When the Jelly Bean update for the Galaxy S3 was first released, many were missing some of the features offered on the Galaxy Note 2. Thankfully, Samsung soon upgraded the Galaxy Note to 4.1.2. At XDA Developers, you can find a pre-release version of the build, which I have installed and tested. I especially like the new multi-window function, a real asset for any Galaxy S3 user.
I downloaded the update via Sammobile and installed it on Friday night using Odin. So far, I haven't been able to find any bugs – amazing for an unofficial pre-release version of the software. Besides the multi-window feature, Android 4.1.2 brings the look and feel of the Galaxy Note 2's picture gallery to the Galaxy S3. The 3D animations here look damn good.
Another nifty new feature is called "Intelligent Rotation." This allows your front-facing camera to recognize when your phone is lying on its side and will not rotate the the screen from portrait to landscape (helpful for reading in bed). Also, the update includes the app "Paper Artist," which allows you to colorize photos or transform your favorite pics into artful sketches.
But the biggest star in this update is the multi-window function, which allows you to run two apps on your Galaxy S3 side-by-side. This works particularly well in landscape mode, where the 4.8-inch screen is large enough to fit two programs. The easiest way to begin multi-windowing is by pressing and holding the back button. Then, on the left edge of the screen pops a bar with all the apps that support this feature. These include essential applications like your browser, Google Maps and GMail.

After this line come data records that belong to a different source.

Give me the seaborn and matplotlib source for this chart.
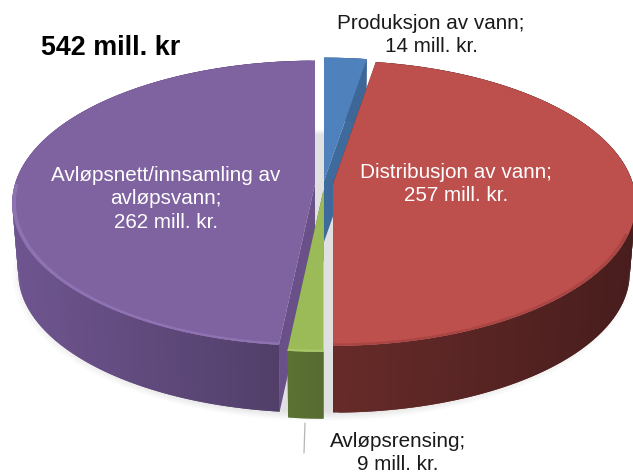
import numpy as np
import matplotlib
matplotlib.use("Agg")
import matplotlib.pyplot as plt
from matplotlib.patches import Wedge
from matplotlib.transforms import Transform
import matplotlib.colors as mc
import seaborn as sns

sns.set_theme(style="white")
plt.rcParams['font.family'] = ['Liberation Sans', 'DejaVu Sans']

categories = ["Produksjon av vann", "Distribusjon av vann", "Avløpsrensing", "Avløpsnett/innsamling av avløpsvann"]
values = [14, 257, 9, 262]
total_label = "542 mill. kr"
top_colors = ["#4f81bd", "#bd4f4d", "#9bbb59", "#7f62a0"]
radial_colors = ["#3e6a9c", "#5e2624", "#5a7032", "#6a5088"]
side_left = ["#3c6797", "#662b29", "#5b7133", "#6f5590"]
side_right = ["#3c6797", "#481d1d", "#566b30", "#4c3c63"]
bevel_colors = ["#4f81bd", "#a94543", "#a8c668", "#8f72b2"]
apex_x = [324, 333, 323.5, 315]
apex_y = [181, 184, 190, 184]
depth_z = [0.87, 1.0, 1.0, 1.0]
draw_order = [3, 0, 2, 1]

RX, RY, K, DZ, SHRINK = 300.0, 140.0, 0.135, 70.0, 0.02


class Persp(Transform):
    input_dims = 2
    output_dims = 2
    has_inverse = False
    is_separable = False

    def __init__(self, ax0, ay0, z=0.0):
        super().__init__()
        self.ax0, self.ay0, self.z = ax0, ay0, z

    def transform_non_affine(self, values):
        values = np.asarray(values, dtype=float)
        u, v = values[:, 0], values[:, 1]
        w = 1 + K * v
        s = 1 - SHRINK * self.z
        return np.column_stack([self.ax0 + s * RX * u / w,
                                self.ay0 + DZ * self.z - s * RY * v / w])


fig = plt.figure(figsize=(6.33, 4.75), dpi=100, facecolor="white")
ax = fig.add_axes([0, 0, 1, 1])

# soft drop shadow under the whole pie
for r, a in [(1.04, 0.15), (1.03, 0.2), (1.02, 0.25), (1.01, 0.35), (0.995, 0.7)]:
    sw, _ = ax.pie([sum(values)], colors=["#dedede"], radius=r, wedgeprops={"alpha": a, "linewidth": 0})
    sw[0].set_transform(Persp(322, 186, 0.98) + ax.transData)
    sw[0].set_zorder(1)

wedges, _ = ax.pie(values, startangle=90, counterclock=False, colors=top_colors,
                   wedgeprops={"linewidth": 0})

for rank, i in enumerate(draw_order):
    w = wedges[i]
    base = 10 + rank * 10
    P0 = Persp(apex_x[i], apex_y[i], 0.0)
    P1 = Persp(apex_x[i], apex_y[i], depth_z[i])
    t1, t2 = w.theta1, w.theta2
    # radial faces
    for th in (t1, t2):
        pt = np.array([[0, 0], [np.cos(np.radians(th)), np.sin(np.radians(th))]])
        a, b = P0.transform(pt), P1.transform(pt)
        quad = np.vstack([a, b[::-1]])
        ax.fill(quad[:, 0], quad[:, 1], color=radial_colors[i], lw=0, zorder=base)
    # outer rim strips (overlapping, so no seams show)
    lc, rc = np.array(mc.to_rgb(side_left[i])), np.array(mc.to_rgb(side_right[i]))
    edges = np.linspace(t1, t2, max(3, int((t2 - t1)) + 1))
    unit = np.column_stack([np.cos(np.radians(edges)), np.sin(np.radians(edges))])
    x_top, x_bot = P0.transform(unit), P1.transform(unit)
    front = x_top[:, 0]
    lo, hi = front.min(), front.max()
    for j in range(len(edges) - 1):
        k = min(j + 3, len(edges))
        quad = np.vstack([x_top[j:k], x_bot[j:k][::-1]])
        f = (front[j] - lo) / max(hi - lo, 1)
        ax.fill(quad[:, 0], quad[:, 1], color=lc + (rc - lc) * f, lw=0, zorder=base + 1)
    # top face
    w.set_transform(P0 + ax.transData)
    w.set_zorder(base + 2)
    # rim bevel on the front part only
    if i == 0:
        continue
    b1, b2 = (max(t1, 180.0), t2) if i == 3 else (t1, t2)
    if i == 1:
        b1, b2 = max(t1, -90.0), min(t2, -20.0)
    ring = Wedge((0, 0), 1.0, b1, b2, width=0.012, facecolor=bevel_colors[i], linewidth=0, zorder=base + 3)
    ax.add_patch(ring)
    ring.set_transform(P0 + ax.transData)

# leader line for the small slice
ax.plot([305, 304], [423, 453], color="#b5b5b5", lw=0.9, zorder=60)

ax.set_aspect("auto")
ax.set_xlim(0, 633)
ax.set_ylim(475, 0)
ax.set_axis_off()

fs = 14.9
ls = 1.27
ax.text(41, 48, total_label, fontsize=19.4, fontweight="bold", color="black", va="center", ha="left", zorder=70)
ax.text(431, 35, f"{categories[0]};\n{values[0]} mill. kr.", fontsize=fs, color="#1a1a1a",
        ha="center", va="center", linespacing=ls, zorder=70)
ax.text(456, 184, f"{categories[1]};\n{values[1]} mill. kr.", fontsize=fs, color="white",
        ha="center", va="center", linespacing=ls, zorder=70)
ax.text(398, 474.5, f"{categories[2]};\n{values[2]} mill. kr.", fontsize=fs, color="#1a1a1a",
        ha="center", va="bottom", linespacing=ls, zorder=70)
ax.text(166, 199, "Avløpsnett/innsamling av\navløpsvann;\n" + f"{values[3]} mill. kr.", fontsize=fs,
        color="white", ha="center", va="center", linespacing=ls, zorder=70)

fig.savefig("out.png", dpi=100, facecolor="white")
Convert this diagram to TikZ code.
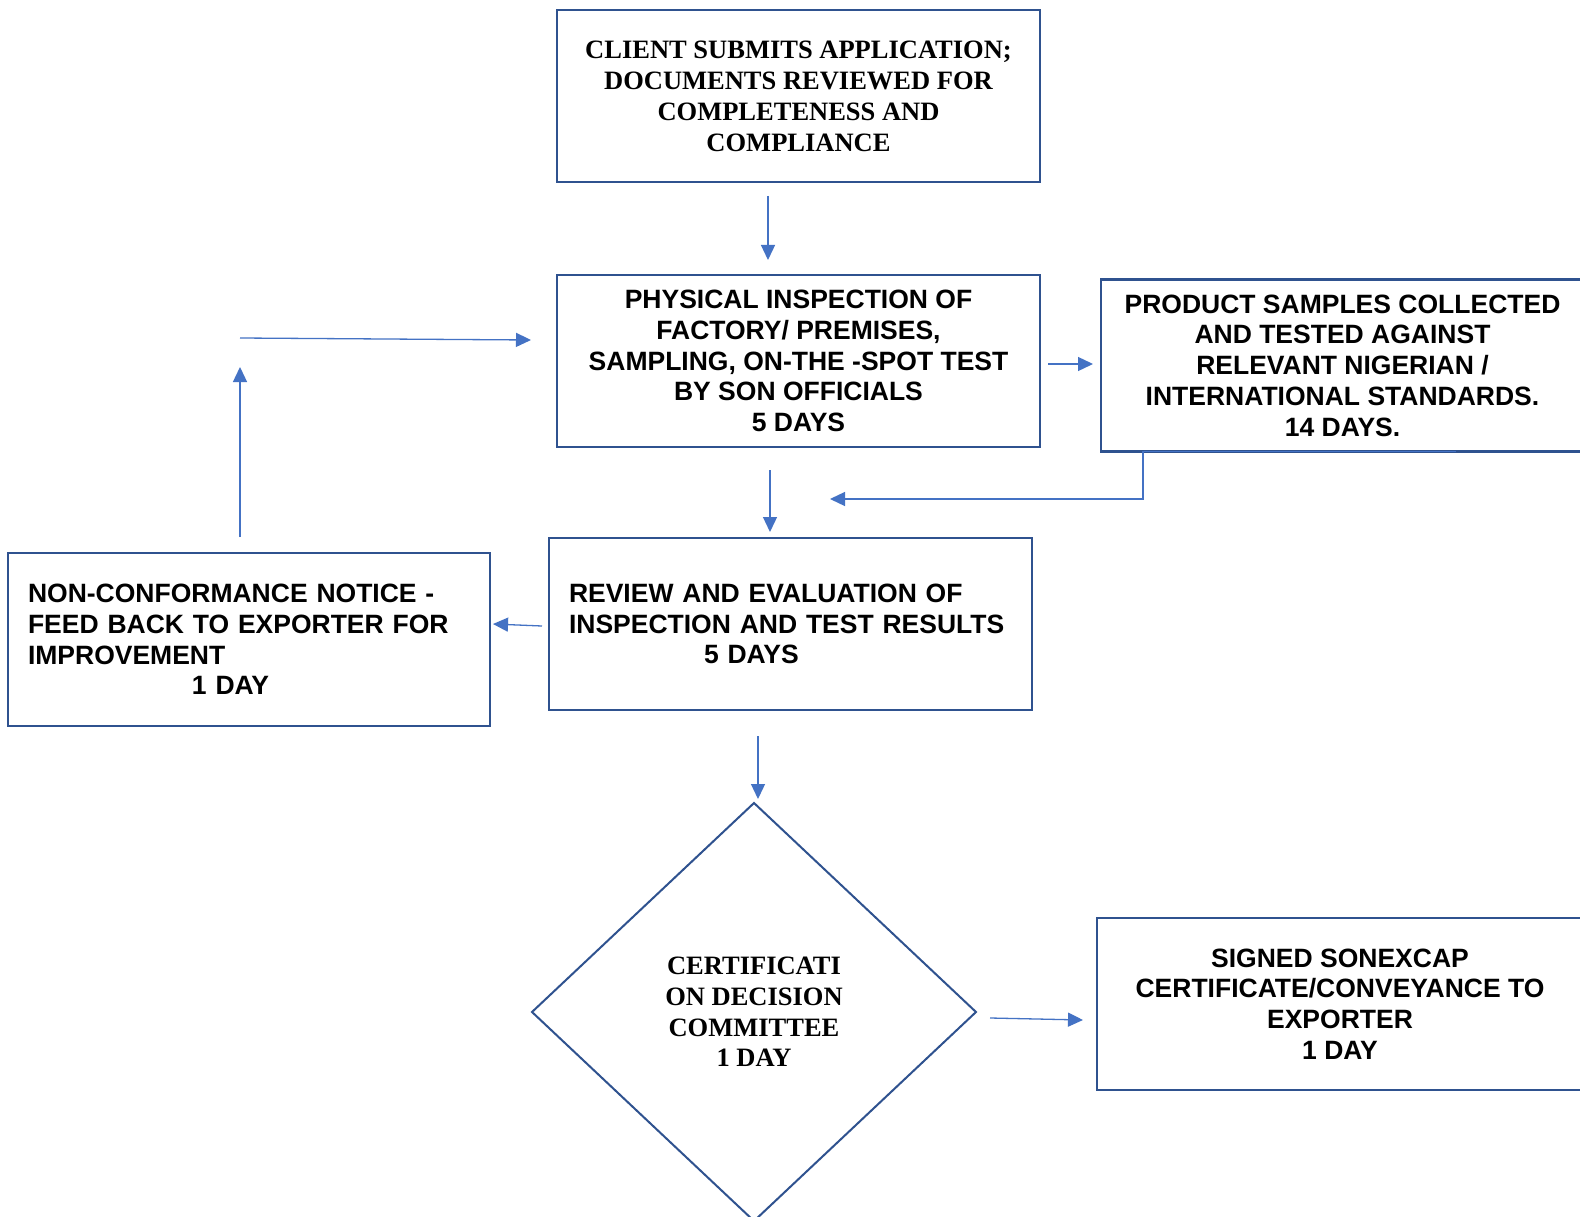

Starting a second app divides your screen into two equal halves, but the sizes of the two windows are actually scalable. If you want, you can temporarily leave an app and the other – still opened – app will fill the whole screen again. Pressing the back button again restores the first set up.
As I've written, although this is a Beta version, it seems to be quite stable. Nevertheless, anyone who wants to flash it should be aware that it is not official firmware yet. If you don't know how to flash, you should wait for Sammy's official update.